Science with Ink

Alessandro Esquivel , Co-Copy Editor

The DHS Science Department, especially with Project Lead the Way, is incorporating standards through Think with Ink, into its classrooms.


Think with Ink began as a response to Common Core initiatives. Dr. John Garcia, Superintendent of the Downey Unified School District, initiated a district wide conversation between teachers and students about the one thing students needed to know upon leaving high school. The answer they came up with was critical thinking through writing: Think with Ink.  


Biomedical science teacher Mr. Hwang has offered a different perspective as to Think with Ink in science subjects at Downey High School. He says that critical thinking and project management in science is implemented through problems, data and analysis. Students receive an assignment and pull out their computers to research it and evaluate lab protocols designed to test a theory or hypothesis pertaining to the assignment.


“So yeah, everything they’re doing they have to,” Mr. Hwang said. “There’s always a background for it; there’s always a justification for it.”


As to the merits of Think with Ink school goals, Mr. Yamasaki, D building’s engineering teacher, has involved his classes with practical approaches to science through number configuration, data testing and accurate analysis in hands-on experiments.

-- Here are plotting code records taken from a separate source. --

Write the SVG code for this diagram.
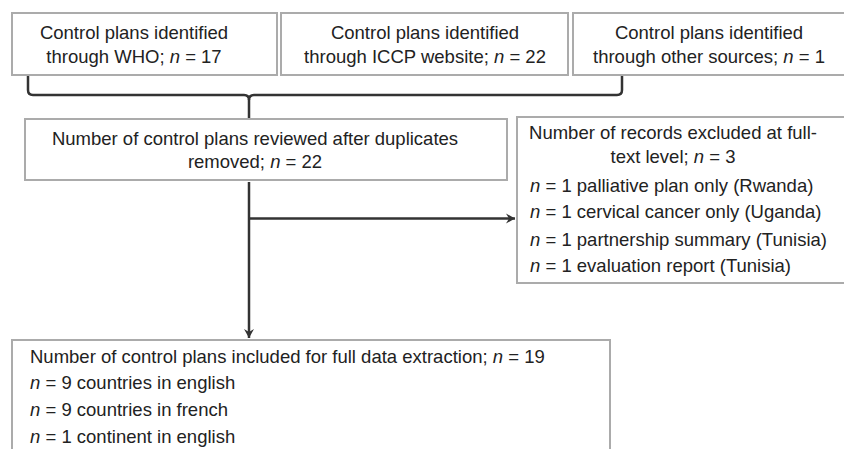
<svg xmlns="http://www.w3.org/2000/svg" width="844" height="449" viewBox="0 0 844 449">
<defs>
<style>
.box{fill:#ffffff;stroke:#ababab;stroke-width:2}
.t{font-family:"Liberation Sans",Arial,Helvetica,sans-serif;font-size:18.5px;fill:#222}
.c{text-anchor:middle}
.i{font-style:italic}
.ln{fill:none;stroke:#333;stroke-width:2.5}
</style>
<marker id="ah" markerWidth="12" markerHeight="12" refX="10" refY="6" orient="auto" markerUnits="userSpaceOnUse">
<path d="M1,1 L10,6 L1,11 L4,6 Z" fill="#333"/>
</marker>
</defs>
<rect x="0" y="0" width="844" height="449" fill="#ffffff"/>
<g id="connectors">
<path class="ln" d="M28,75 V90 Q28,95 33,95 H244 Q249,95 249,100 V118"/>
<path class="ln" d="M249,100 Q249,95 254,95 H617 Q622,95 622,90 V75"/>
<path class="ln" d="M249,182 V338" marker-end="url(#ah)"/>
<path class="ln" d="M249,218.5 H515" marker-end="url(#ah)"/>
</g>
<g id="who">
<rect class="box" x="12" y="13" width="265" height="62"/>
<text class="t c" x="134" y="39">Control plans identified</text>
<text class="t c" x="134" y="63">through WHO; <tspan class="i">n</tspan> = 17</text>
</g>
<g id="iccp">
<rect class="box" x="281" y="13" width="287" height="62"/>
<text class="t c" x="425" y="39">Control plans identified</text>
<text class="t c" x="425" y="63">through ICCP website; <tspan class="i">n</tspan> = 22</text>
</g>
<g id="other">
<rect class="box" x="573" y="13" width="290" height="62"/>
<text class="t c" x="709" y="39">Control plans identified</text>
<text class="t c" x="709" y="63">through other sources; <tspan class="i">n</tspan> = 1</text>
</g>
<g id="reviewed">
<rect class="box" x="25" y="119" width="482" height="61"/>
<text class="t c" x="255" y="145">Number of control plans reviewed after duplicates</text>
<text class="t c" x="255" y="168">removed; <tspan class="i">n</tspan> = 22</text>
</g>
<g id="excluded">
<rect class="box" x="517" y="117" width="346" height="166"/>
<text class="t c" x="673" y="139">Number of records excluded at full-</text>
<text class="t c" x="673" y="163">text level; <tspan class="i">n</tspan> = 3</text>
<text class="t" x="530" y="192"><tspan class="i">n</tspan> = 1 palliative plan only (Rwanda)</text>
<text class="t" x="530" y="218"><tspan class="i">n</tspan> = 1 cervical cancer only (Uganda)</text>
<text class="t" x="530" y="246"><tspan class="i">n</tspan> = 1 partnership summary (Tunisia)</text>
<text class="t" x="530" y="272"><tspan class="i">n</tspan> = 1 evaluation report (Tunisia)</text>
</g>
<g id="included">
<rect class="box" x="12" y="340" width="598" height="130"/>
<text class="t" x="30" y="363">Number of control plans included for full data extraction; <tspan class="i">n</tspan> = 19</text>
<text class="t" x="30" y="389"><tspan class="i">n</tspan> = 9 countries in english</text>
<text class="t" x="30" y="416"><tspan class="i">n</tspan> = 9 countries in french</text>
<text class="t" x="30" y="443"><tspan class="i">n</tspan> = 1 continent in english</text>
</g>
</svg>
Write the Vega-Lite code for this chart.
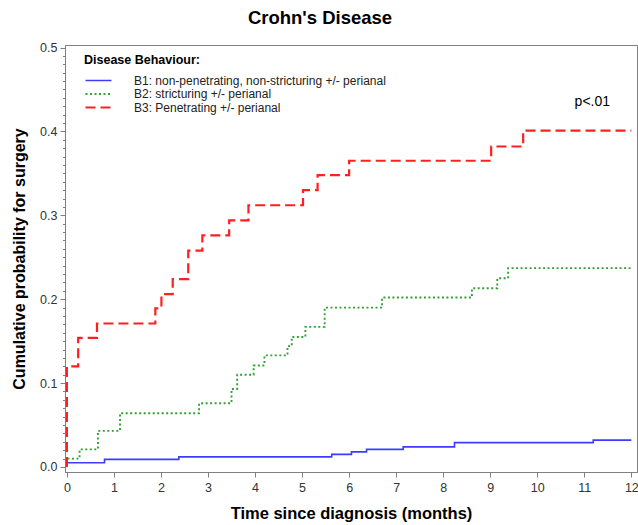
{
  "$schema": "https://vega.github.io/schema/vega-lite/v6.json",
  "width": 572,
  "height": 427,
  "autosize": "none",
  "padding": {"left": 65, "top": 45, "right": 1, "bottom": 53},
  "background": "white",
  "config": {
    "font": "Liberation Sans",
    "view": {"stroke": "#808080", "strokeWidth": 1}
  },
  "title": {
    "text": "Crohn's Disease",
    "fontSize": 18.5,
    "fontWeight": "bold",
    "color": "#000000",
    "anchor": "middle",
    "dx": -31,
    "offset": 14
  },
  "resolve": {"axis": {"y": "independent"}},
  "layer": [
    {
      "data": {
        "values": [
          {"group": "B1: non-penetrating, non-stricturing +/- perianal", "k": 1, "t": 0, "p": 0},
          {"group": "B1: non-penetrating, non-stricturing +/- perianal", "k": 2, "t": 0, "p": 0.005},
          {"group": "B1: non-penetrating, non-stricturing +/- perianal", "k": 3, "t": 0.8, "p": 0.009},
          {"group": "B1: non-penetrating, non-stricturing +/- perianal", "k": 4, "t": 2.38, "p": 0.012},
          {"group": "B1: non-penetrating, non-stricturing +/- perianal", "k": 5, "t": 5.63, "p": 0.015},
          {"group": "B1: non-penetrating, non-stricturing +/- perianal", "k": 6, "t": 6.05, "p": 0.018},
          {"group": "B1: non-penetrating, non-stricturing +/- perianal", "k": 7, "t": 6.37, "p": 0.021},
          {"group": "B1: non-penetrating, non-stricturing +/- perianal", "k": 8, "t": 7.15, "p": 0.024},
          {"group": "B1: non-penetrating, non-stricturing +/- perianal", "k": 9, "t": 8.24, "p": 0.029},
          {"group": "B1: non-penetrating, non-stricturing +/- perianal", "k": 10, "t": 11.19, "p": 0.032},
          {"group": "B1: non-penetrating, non-stricturing +/- perianal", "k": 11, "t": 12, "p": 0.032},

          {"group": "B2: stricturing +/- perianal", "k": 1, "t": 0, "p": 0},
          {"group": "B2: stricturing +/- perianal", "k": 2, "t": 0, "p": 0.010},
          {"group": "B2: stricturing +/- perianal", "k": 3, "t": 0.27, "p": 0.021},
          {"group": "B2: stricturing +/- perianal", "k": 4, "t": 0.66, "p": 0.043},
          {"group": "B2: stricturing +/- perianal", "k": 5, "t": 1.13, "p": 0.064},
          {"group": "B2: stricturing +/- perianal", "k": 6, "t": 2.81, "p": 0.076},
          {"group": "B2: stricturing +/- perianal", "k": 7, "t": 3.5, "p": 0.093},
          {"group": "B2: stricturing +/- perianal", "k": 8, "t": 3.62, "p": 0.110},
          {"group": "B2: stricturing +/- perianal", "k": 9, "t": 3.97, "p": 0.121},
          {"group": "B2: stricturing +/- perianal", "k": 10, "t": 4.2, "p": 0.133},
          {"group": "B2: stricturing +/- perianal", "k": 11, "t": 4.69, "p": 0.144},
          {"group": "B2: stricturing +/- perianal", "k": 12, "t": 4.78, "p": 0.155},
          {"group": "B2: stricturing +/- perianal", "k": 13, "t": 5.07, "p": 0.167},
          {"group": "B2: stricturing +/- perianal", "k": 14, "t": 5.48, "p": 0.190},
          {"group": "B2: stricturing +/- perianal", "k": 15, "t": 6.70, "p": 0.202},
          {"group": "B2: stricturing +/- perianal", "k": 16, "t": 8.61, "p": 0.213},
          {"group": "B2: stricturing +/- perianal", "k": 17, "t": 9.15, "p": 0.225},
          {"group": "B2: stricturing +/- perianal", "k": 18, "t": 9.38, "p": 0.237},
          {"group": "B2: stricturing +/- perianal", "k": 19, "t": 12, "p": 0.237},

          {"group": "B3: Penetrating +/- perianal", "k": 1, "t": 0, "p": 0},
          {"group": "B3: Penetrating +/- perianal", "k": 2, "t": 0, "p": 0.120},
          {"group": "B3: Penetrating +/- perianal", "k": 3, "t": 0.24, "p": 0.154},
          {"group": "B3: Penetrating +/- perianal", "k": 4, "t": 0.64, "p": 0.171},
          {"group": "B3: Penetrating +/- perianal", "k": 5, "t": 1.88, "p": 0.189},
          {"group": "B3: Penetrating +/- perianal", "k": 6, "t": 2.01, "p": 0.206},
          {"group": "B3: Penetrating +/- perianal", "k": 7, "t": 2.25, "p": 0.224},
          {"group": "B3: Penetrating +/- perianal", "k": 8, "t": 2.58, "p": 0.258},
          {"group": "B3: Penetrating +/- perianal", "k": 9, "t": 2.88, "p": 0.276},
          {"group": "B3: Penetrating +/- perianal", "k": 10, "t": 3.45, "p": 0.294},
          {"group": "B3: Penetrating +/- perianal", "k": 11, "t": 3.86, "p": 0.312},
          {"group": "B3: Penetrating +/- perianal", "k": 12, "t": 5.02, "p": 0.330},
          {"group": "B3: Penetrating +/- perianal", "k": 13, "t": 5.33, "p": 0.348},
          {"group": "B3: Penetrating +/- perianal", "k": 14, "t": 6.0, "p": 0.365},
          {"group": "B3: Penetrating +/- perianal", "k": 15, "t": 9.02, "p": 0.382},
          {"group": "B3: Penetrating +/- perianal", "k": 16, "t": 9.7, "p": 0.401},
          {"group": "B3: Penetrating +/- perianal", "k": 17, "t": 12, "p": 0.401}
        ]
      },
      "mark": {"type": "line", "interpolate": "step-after", "clip": true},
      "encoding": {
        "x": {
          "field": "t",
          "type": "quantitative",
          "scale": {"domain": [-0.04, 12.12], "nice": false, "zero": false},
          "axis": {
            "title": "Time since diagnosis (months)",
            "values": [0, 1, 2, 3, 4, 5, 6, 7, 8, 9, 10, 11, 12],
            "format": "d",
            "grid": false,
            "domainColor": "#808080",
            "tickColor": "#808080",
            "tickSize": 5,
            "labelPadding": 4,
            "labelFontSize": 12.5,
            "labelColor": "#333333",
            "labelFlush": false,
            "labelOverlap": false,
            "titleFontSize": 16.5,
            "titleFontWeight": "bold",
            "titleColor": "#000000",
            "titlePadding": 12
          }
        },
        "y": {
          "field": "p",
          "type": "quantitative",
          "scale": {"domain": [-0.006, 0.503], "nice": false, "zero": false},
          "axis": {
            "orient": "left",
            "title": "Cumulative probability for surgery",
            "values": [0, 0.1, 0.2, 0.3, 0.4, 0.5],
            "format": ".1f",
            "tickSize": 5,
            "grid": false,
            "domainColor": "#808080",
            "tickColor": "#808080",
            "labelPadding": 3,
            "labelFontSize": 12.5,
            "labelColor": "#333333",
            "labelFlush": false,
            "labelOverlap": false,
            "titleFontSize": 16,
            "titleFontWeight": "bold",
            "titleColor": "#000000",
            "titlePadding": 12
          }
        },
        "color": {
          "field": "group",
          "type": "nominal",
          "scale": {
            "domain": ["B1: non-penetrating, non-stricturing +/- perianal", "B2: stricturing +/- perianal", "B3: Penetrating +/- perianal"],
            "range": ["#3c3cff", "#33a033", "#ff1f1f"]
          },
          "legend": {
            "title": "Disease Behaviour:",
            "orient": "none",
            "legendX": 19,
            "legendY": 9,
            "symbolType": "stroke",
            "symbolSize": 676,
            "symbolStrokeWidth": 2,
            "clipHeight": 12,
            "labelOffset": 21,
            "labelFontSize": 12,
            "labelColor": "#222222",
            "labelLimit": 400,
            "titleFontSize": 12.5,
            "titleFontWeight": "bold",
            "titleColor": "#000000",
            "titlePadding": 8,
            "rowPadding": 1.5
          }
        },
        "strokeDash": {
          "field": "group",
          "type": "nominal",
          "scale": {
            "domain": ["B1: non-penetrating, non-stricturing +/- perianal", "B2: stricturing +/- perianal", "B3: Penetrating +/- perianal"],
            "range": [[1, 0], [2, 2.5], [10, 5]]
          },
          "legend": {
            "title": "Disease Behaviour:",
            "orient": "none",
            "legendX": 19,
            "legendY": 9,
            "symbolType": "stroke",
            "symbolSize": 676,
            "symbolStrokeWidth": 2,
            "clipHeight": 12,
            "labelOffset": 21,
            "labelFontSize": 12,
            "labelColor": "#222222",
            "labelLimit": 400,
            "titleFontSize": 12.5,
            "titleFontWeight": "bold",
            "titleColor": "#000000",
            "titlePadding": 8,
            "rowPadding": 1.5
          }
        },
        "strokeWidth": {
          "field": "group",
          "type": "nominal",
          "scale": {
            "domain": ["B1: non-penetrating, non-stricturing +/- perianal", "B2: stricturing +/- perianal", "B3: Penetrating +/- perianal"],
            "range": [1.6, 2.2, 2.4]
          },
          "legend": null
        },
        "order": {"field": "k", "type": "quantitative"}
      }
    },
    {
      "data": {"values": [{"label": "p<.01", "t": 11.17, "p": 0.4345}]},
      "mark": {"type": "text", "fontSize": 14, "color": "#000000", "align": "center", "baseline": "middle"},
      "encoding": {
        "x": {"field": "t", "type": "quantitative"},
        "y": {
          "field": "p",
          "type": "quantitative",
          "axis": {
            "orient": "left",
            "title": null,
            "values": [0.01, 0.02, 0.03, 0.04, 0.05, 0.06, 0.07, 0.08, 0.09, 0.11, 0.12, 0.13, 0.14, 0.15, 0.16, 0.17, 0.18, 0.19, 0.21, 0.22, 0.23, 0.24, 0.25, 0.26, 0.27, 0.28, 0.29, 0.31, 0.32, 0.33, 0.34, 0.35, 0.36, 0.37, 0.38, 0.39, 0.41, 0.42, 0.43, 0.44, 0.45, 0.46, 0.47, 0.48, 0.49],
            "labels": false,
            "domain": false,
            "grid": false,
            "tickSize": 2.5,
            "tickColor": "#808080"
          }
        },
        "text": {"field": "label"}
      }
    }
  ]
}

“It’s always good to get the book theory, but that’s about all it is; it’s theory,” Mr. Yamasaki said. “So when they actually get to use their hands and test it in the real world, they see it doesn’t match, and that’s really where the thinking with the ink comes into play.”


Although science has incorporated Think with Ink based reasoning into its classes. Ms. Lara, a chemistry teacher in C building, still follows the same teaching ideas she has had for years because after all science is logic and reasoning based.


“We call it Think with Ink now, basically, and emphasize the justification,” Ms. Lara said. “When I explain that it’s something we’ve always been kind of doing, then, yeah, they get it.”


Hesitant students should no longer groan when they hear “Think with Ink” in their science classes. Whatever the idea propelling Think with Ink education, it has manifested itself in science courses through labs and research. Science has taught us the critical thinking skills necessary to formulate ideas and put them on paper.